- _Data section_:
########

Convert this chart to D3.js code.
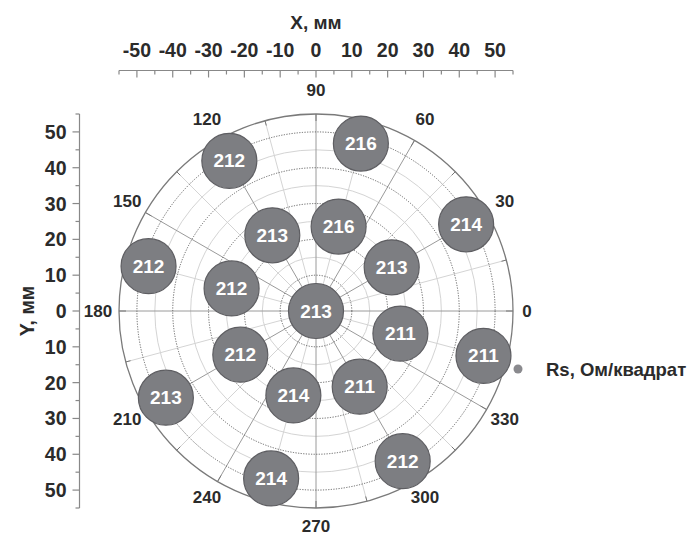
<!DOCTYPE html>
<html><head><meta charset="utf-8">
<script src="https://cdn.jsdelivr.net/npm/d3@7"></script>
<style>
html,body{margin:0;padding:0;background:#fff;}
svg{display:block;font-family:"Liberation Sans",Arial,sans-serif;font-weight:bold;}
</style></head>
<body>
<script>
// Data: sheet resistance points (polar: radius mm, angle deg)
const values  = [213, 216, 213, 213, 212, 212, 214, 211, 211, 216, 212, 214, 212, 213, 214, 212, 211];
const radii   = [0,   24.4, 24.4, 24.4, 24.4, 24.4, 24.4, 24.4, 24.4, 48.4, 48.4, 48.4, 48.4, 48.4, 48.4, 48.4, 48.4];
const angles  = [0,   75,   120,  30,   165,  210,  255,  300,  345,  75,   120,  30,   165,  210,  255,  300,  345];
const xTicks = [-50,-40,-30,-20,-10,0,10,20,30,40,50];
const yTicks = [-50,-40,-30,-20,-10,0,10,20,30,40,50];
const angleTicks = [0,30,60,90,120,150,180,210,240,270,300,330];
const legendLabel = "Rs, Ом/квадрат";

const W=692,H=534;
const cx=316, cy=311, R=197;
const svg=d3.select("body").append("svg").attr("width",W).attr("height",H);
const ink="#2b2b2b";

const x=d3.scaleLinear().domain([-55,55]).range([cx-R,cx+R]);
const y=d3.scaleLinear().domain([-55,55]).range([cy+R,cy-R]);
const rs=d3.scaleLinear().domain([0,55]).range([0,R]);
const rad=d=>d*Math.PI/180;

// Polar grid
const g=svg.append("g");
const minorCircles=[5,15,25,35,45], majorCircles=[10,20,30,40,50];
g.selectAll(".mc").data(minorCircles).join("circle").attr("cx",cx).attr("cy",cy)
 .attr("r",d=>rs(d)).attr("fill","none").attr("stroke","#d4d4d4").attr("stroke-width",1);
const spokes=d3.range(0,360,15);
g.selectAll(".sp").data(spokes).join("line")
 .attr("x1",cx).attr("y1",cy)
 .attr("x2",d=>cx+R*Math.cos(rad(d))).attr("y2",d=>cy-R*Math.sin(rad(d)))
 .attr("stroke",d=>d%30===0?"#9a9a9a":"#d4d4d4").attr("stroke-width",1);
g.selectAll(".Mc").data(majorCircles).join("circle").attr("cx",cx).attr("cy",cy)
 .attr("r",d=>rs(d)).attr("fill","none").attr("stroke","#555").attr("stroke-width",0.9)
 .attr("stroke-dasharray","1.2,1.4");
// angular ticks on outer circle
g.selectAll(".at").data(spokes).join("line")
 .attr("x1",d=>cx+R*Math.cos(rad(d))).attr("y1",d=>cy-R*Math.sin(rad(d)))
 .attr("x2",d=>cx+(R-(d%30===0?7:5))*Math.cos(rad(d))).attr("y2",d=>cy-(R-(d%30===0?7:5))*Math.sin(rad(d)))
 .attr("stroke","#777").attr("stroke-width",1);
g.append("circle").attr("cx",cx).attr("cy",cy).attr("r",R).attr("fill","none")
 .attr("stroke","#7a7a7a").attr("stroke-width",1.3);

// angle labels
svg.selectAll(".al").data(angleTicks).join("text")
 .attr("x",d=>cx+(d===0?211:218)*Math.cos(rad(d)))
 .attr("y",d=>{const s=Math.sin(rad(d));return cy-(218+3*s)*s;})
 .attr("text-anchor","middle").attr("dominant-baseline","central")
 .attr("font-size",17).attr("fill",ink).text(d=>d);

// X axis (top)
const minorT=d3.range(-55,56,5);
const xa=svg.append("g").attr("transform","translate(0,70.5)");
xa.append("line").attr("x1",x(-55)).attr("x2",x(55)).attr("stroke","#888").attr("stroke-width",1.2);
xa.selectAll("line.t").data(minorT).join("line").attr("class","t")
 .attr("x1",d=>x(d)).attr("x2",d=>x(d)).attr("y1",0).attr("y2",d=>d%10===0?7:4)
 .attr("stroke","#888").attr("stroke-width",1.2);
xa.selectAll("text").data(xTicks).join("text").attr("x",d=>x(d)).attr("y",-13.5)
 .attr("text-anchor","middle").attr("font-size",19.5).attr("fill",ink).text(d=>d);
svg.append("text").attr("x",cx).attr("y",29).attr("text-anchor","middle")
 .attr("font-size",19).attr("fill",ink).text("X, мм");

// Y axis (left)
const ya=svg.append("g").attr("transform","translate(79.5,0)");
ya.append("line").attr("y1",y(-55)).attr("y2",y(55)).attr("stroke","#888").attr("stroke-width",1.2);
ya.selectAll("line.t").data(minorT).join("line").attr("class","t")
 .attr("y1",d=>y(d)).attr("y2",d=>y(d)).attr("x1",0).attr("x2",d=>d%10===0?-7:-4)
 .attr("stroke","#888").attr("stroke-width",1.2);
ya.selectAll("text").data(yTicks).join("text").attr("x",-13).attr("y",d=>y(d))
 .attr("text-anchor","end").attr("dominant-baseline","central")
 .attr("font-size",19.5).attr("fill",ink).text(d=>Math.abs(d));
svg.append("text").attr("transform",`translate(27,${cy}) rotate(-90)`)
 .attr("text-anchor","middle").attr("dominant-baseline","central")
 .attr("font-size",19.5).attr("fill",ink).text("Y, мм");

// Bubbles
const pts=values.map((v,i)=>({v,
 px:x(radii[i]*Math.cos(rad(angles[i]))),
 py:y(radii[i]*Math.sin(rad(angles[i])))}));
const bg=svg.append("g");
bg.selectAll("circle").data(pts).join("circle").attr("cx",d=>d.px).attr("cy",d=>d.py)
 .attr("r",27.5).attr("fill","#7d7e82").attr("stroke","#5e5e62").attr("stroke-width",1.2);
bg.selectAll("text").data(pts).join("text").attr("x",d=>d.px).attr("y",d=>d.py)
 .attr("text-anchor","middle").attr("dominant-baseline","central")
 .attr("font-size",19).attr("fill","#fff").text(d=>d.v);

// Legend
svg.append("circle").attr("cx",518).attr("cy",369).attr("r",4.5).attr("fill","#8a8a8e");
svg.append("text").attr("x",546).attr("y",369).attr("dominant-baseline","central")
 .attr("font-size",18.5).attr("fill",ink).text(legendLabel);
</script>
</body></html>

########

- _Problem details_: Repeat the data exactly in full, omitting its pictures.

- _Expected answer_:
Convert this chart to D3.js code.
<!DOCTYPE html>
<html><head><meta charset="utf-8">
<script src="https://cdn.jsdelivr.net/npm/d3@7"></script>
<style>
html,body{margin:0;padding:0;background:#fff;}
svg{display:block;font-family:"Liberation Sans",Arial,sans-serif;font-weight:bold;}
</style></head>
<body>
<script>
// Data: sheet resistance points (polar: radius mm, angle deg)
const values  = [213, 216, 213, 213, 212, 212, 214, 211, 211, 216, 212, 214, 212, 213, 214, 212, 211];
const radii   = [0,   24.4, 24.4, 24.4, 24.4, 24.4, 24.4, 24.4, 24.4, 48.4, 48.4, 48.4, 48.4, 48.4, 48.4, 48.4, 48.4];
const angles  = [0,   75,   120,  30,   165,  210,  255,  300,  345,  75,   120,  30,   165,  210,  255,  300,  345];
const xTicks = [-50,-40,-30,-20,-10,0,10,20,30,40,50];
const yTicks = [-50,-40,-30,-20,-10,0,10,20,30,40,50];
const angleTicks = [0,30,60,90,120,150,180,210,240,270,300,330];
const legendLabel = "Rs, Ом/квадрат";

const W=692,H=534;
const cx=316, cy=311, R=197;
const svg=d3.select("body").append("svg").attr("width",W).attr("height",H);
const ink="#2b2b2b";

const x=d3.scaleLinear().domain([-55,55]).range([cx-R,cx+R]);
const y=d3.scaleLinear().domain([-55,55]).range([cy+R,cy-R]);
const rs=d3.scaleLinear().domain([0,55]).range([0,R]);
const rad=d=>d*Math.PI/180;

// Polar grid
const g=svg.append("g");
const minorCircles=[5,15,25,35,45], majorCircles=[10,20,30,40,50];
g.selectAll(".mc").data(minorCircles).join("circle").attr("cx",cx).attr("cy",cy)
 .attr("r",d=>rs(d)).attr("fill","none").attr("stroke","#d4d4d4").attr("stroke-width",1);
const spokes=d3.range(0,360,15);
g.selectAll(".sp").data(spokes).join("line")
 .attr("x1",cx).attr("y1",cy)
 .attr("x2",d=>cx+R*Math.cos(rad(d))).attr("y2",d=>cy-R*Math.sin(rad(d)))
 .attr("stroke",d=>d%30===0?"#9a9a9a":"#d4d4d4").attr("stroke-width",1);
g.selectAll(".Mc").data(majorCircles).join("circle").attr("cx",cx).attr("cy",cy)
 .attr("r",d=>rs(d)).attr("fill","none").attr("stroke","#555").attr("stroke-width",0.9)
 .attr("stroke-dasharray","1.2,1.4");
// angular ticks on outer circle
g.selectAll(".at").data(spokes).join("line")
 .attr("x1",d=>cx+R*Math.cos(rad(d))).attr("y1",d=>cy-R*Math.sin(rad(d)))
 .attr("x2",d=>cx+(R-(d%30===0?7:5))*Math.cos(rad(d))).attr("y2",d=>cy-(R-(d%30===0?7:5))*Math.sin(rad(d)))
 .attr("stroke","#777").attr("stroke-width",1);
g.append("circle").attr("cx",cx).attr("cy",cy).attr("r",R).attr("fill","none")
 .attr("stroke","#7a7a7a").attr("stroke-width",1.3);

// angle labels
svg.selectAll(".al").data(angleTicks).join("text")
 .attr("x",d=>cx+(d===0?211:218)*Math.cos(rad(d)))
 .attr("y",d=>{const s=Math.sin(rad(d));return cy-(218+3*s)*s;})
 .attr("text-anchor","middle").attr("dominant-baseline","central")
 .attr("font-size",17).attr("fill",ink).text(d=>d);

// X axis (top)
const minorT=d3.range(-55,56,5);
const xa=svg.append("g").attr("transform","translate(0,70.5)");
xa.append("line").attr("x1",x(-55)).attr("x2",x(55)).attr("stroke","#888").attr("stroke-width",1.2);
xa.selectAll("line.t").data(minorT).join("line").attr("class","t")
 .attr("x1",d=>x(d)).attr("x2",d=>x(d)).attr("y1",0).attr("y2",d=>d%10===0?7:4)
 .attr("stroke","#888").attr("stroke-width",1.2);
xa.selectAll("text").data(xTicks).join("text").attr("x",d=>x(d)).attr("y",-13.5)
 .attr("text-anchor","middle").attr("font-size",19.5).attr("fill",ink).text(d=>d);
svg.append("text").attr("x",cx).attr("y",29).attr("text-anchor","middle")
 .attr("font-size",19).attr("fill",ink).text("X, мм");

// Y axis (left)
const ya=svg.append("g").attr("transform","translate(79.5,0)");
ya.append("line").attr("y1",y(-55)).attr("y2",y(55)).attr("stroke","#888").attr("stroke-width",1.2);
ya.selectAll("line.t").data(minorT).join("line").attr("class","t")
 .attr("y1",d=>y(d)).attr("y2",d=>y(d)).attr("x1",0).attr("x2",d=>d%10===0?-7:-4)
 .attr("stroke","#888").attr("stroke-width",1.2);
ya.selectAll("text").data(yTicks).join("text").attr("x",-13).attr("y",d=>y(d))
 .attr("text-anchor","end").attr("dominant-baseline","central")
 .attr("font-size",19.5).attr("fill",ink).text(d=>Math.abs(d));
svg.append("text").attr("transform",`translate(27,${cy}) rotate(-90)`)
 .attr("text-anchor","middle").attr("dominant-baseline","central")
 .attr("font-size",19.5).attr("fill",ink).text("Y, мм");

// Bubbles
const pts=values.map((v,i)=>({v,
 px:x(radii[i]*Math.cos(rad(angles[i]))),
 py:y(radii[i]*Math.sin(rad(angles[i])))}));
const bg=svg.append("g");
bg.selectAll("circle").data(pts).join("circle").attr("cx",d=>d.px).attr("cy",d=>d.py)
 .attr("r",27.5).attr("fill","#7d7e82").attr("stroke","#5e5e62").attr("stroke-width",1.2);
bg.selectAll("text").data(pts).join("text").attr("x",d=>d.px).attr("y",d=>d.py)
 .attr("text-anchor","middle").attr("dominant-baseline","central")
 .attr("font-size",19).attr("fill","#fff").text(d=>d.v);

// Legend
svg.append("circle").attr("cx",518).attr("cy",369).attr("r",4.5).attr("fill","#8a8a8e");
svg.append("text").attr("x",546).attr("y",369).attr("dominant-baseline","central")
 .attr("font-size",18.5).attr("fill",ink).text(legendLabel);
</script>
</body></html>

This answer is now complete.